## Start Data section
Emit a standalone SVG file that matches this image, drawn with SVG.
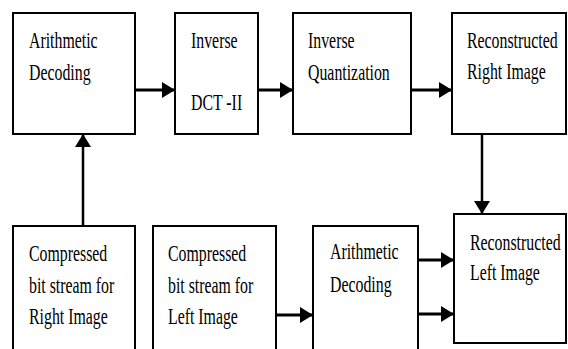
<svg xmlns="http://www.w3.org/2000/svg" width="568" height="349" viewBox="0 0 568 349">
  <defs>
    <marker id="head" markerUnits="userSpaceOnUse" markerWidth="14" markerHeight="16" refX="13" refY="8" orient="auto">
      <path d="M0,0 L13,8 L0,16 Z" fill="#000"/>
    </marker>
    <style>
      .box { fill: #fff; stroke: #000; stroke-width: 2; }
      .lbl { font-family: "Liberation Serif", "Times New Roman", Times, serif; font-size: 24px; fill: #000; }
      .wire { stroke: #000; stroke-width: 3; fill: none; marker-end: url(#head); }
      .vwire { stroke: #000; stroke-width: 2.5; fill: none; marker-end: url(#head); }
    </style>
  </defs>
  <rect width="568" height="349" fill="#fff"/>

  <!-- labels use a narrow, tall serif: scaled horizontally by 0.66 -->
  <g id="arith-decode-right">
    <rect class="box" x="13" y="13" width="122" height="121"/>
    <text class="lbl" transform="translate(29 48) scale(0.66 1)">Arithmetic</text>
    <text class="lbl" transform="translate(29 80) scale(0.66 1)">Decoding</text>
  </g>

  <g id="inverse-dct">
    <rect class="box" x="175" y="13" width="83" height="121"/>
    <text class="lbl" transform="translate(191 48) scale(0.66 1)">Inverse</text>
    <text class="lbl" transform="translate(191 110) scale(0.66 1)">DCT -II</text>
  </g>

  <g id="inverse-quant">
    <rect class="box" x="293" y="13" width="118" height="121"/>
    <text class="lbl" transform="translate(308 48) scale(0.66 1)">Inverse</text>
    <text class="lbl" transform="translate(308 80) scale(0.66 1)">Quantization</text>
  </g>

  <g id="recon-right">
    <rect class="box" x="452" y="13" width="114" height="121"/>
    <text class="lbl" transform="translate(467 48) scale(0.66 1)">Reconstructed</text>
    <text class="lbl" transform="translate(467 79) scale(0.66 1)">Right Image</text>
  </g>

  <g id="stream-right">
    <rect class="box" x="13" y="226" width="122" height="130"/>
    <text class="lbl" transform="translate(29 261) scale(0.66 1)">Compressed</text>
    <text class="lbl" transform="translate(29 293) scale(0.66 1)">bit stream for</text>
    <text class="lbl" transform="translate(29 324) scale(0.66 1)">Right Image</text>
  </g>

  <g id="stream-left">
    <rect class="box" x="153" y="226" width="123" height="130"/>
    <text class="lbl" transform="translate(168 261) scale(0.66 1)">Compressed</text>
    <text class="lbl" transform="translate(168 293) scale(0.66 1)">bit stream for</text>
    <text class="lbl" transform="translate(168 324) scale(0.66 1)">Left Image</text>
  </g>

  <g id="arith-decode-left">
    <rect class="box" x="313" y="226" width="105" height="130"/>
    <text class="lbl" transform="translate(330 259) scale(0.66 1)">Arithmetic</text>
    <text class="lbl" transform="translate(330 292) scale(0.66 1)">Decoding</text>
  </g>

  <g id="recon-left">
    <rect class="box" x="454" y="214" width="112" height="129"/>
    <text class="lbl" transform="translate(470 250) scale(0.66 1)">Reconstructed</text>
    <text class="lbl" transform="translate(470 280) scale(0.66 1)">Left Image</text>
  </g>

  <g id="connectors">
    <line class="wire" x1="135" y1="90" x2="175" y2="90"/>
    <line class="wire" x1="258" y1="90" x2="293" y2="90"/>
    <line class="wire" x1="411" y1="90" x2="452" y2="90"/>
    <line class="vwire" x1="83" y1="226" x2="83" y2="134"/>
    <line class="vwire" x1="482" y1="134" x2="482" y2="214"/>
    <line class="wire" x1="276" y1="315" x2="313" y2="315"/>
    <line class="wire" x1="418" y1="260" x2="454" y2="260"/>
    <line class="wire" x1="418" y1="314" x2="454" y2="314"/>
  </g>
</svg>
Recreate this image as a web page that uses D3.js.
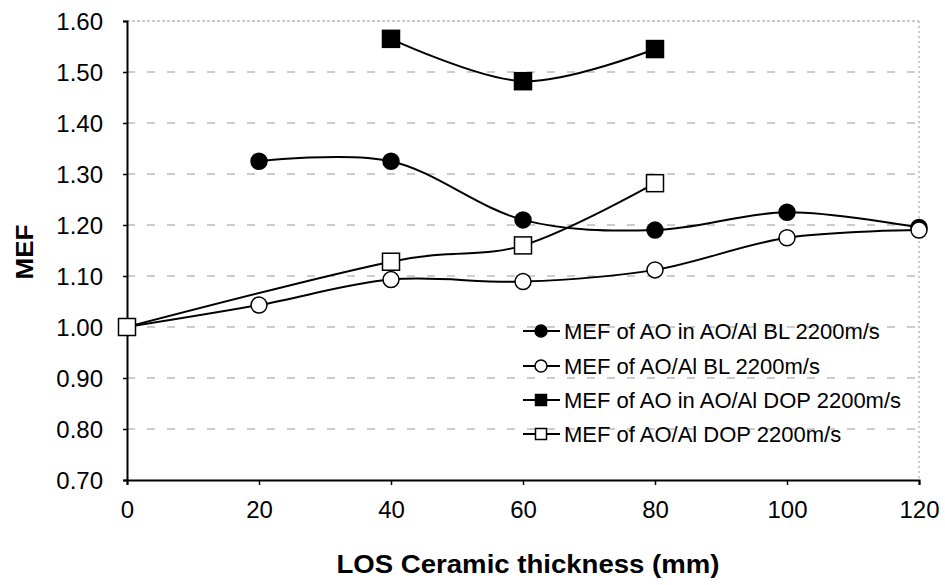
## End Data section
Request: Find all lines holding the string "that" and copy them.

Exercise answer:
Emit a standalone SVG file that matches this image, drawn with SVG.
Recreate this image as a web page that uses D3.js.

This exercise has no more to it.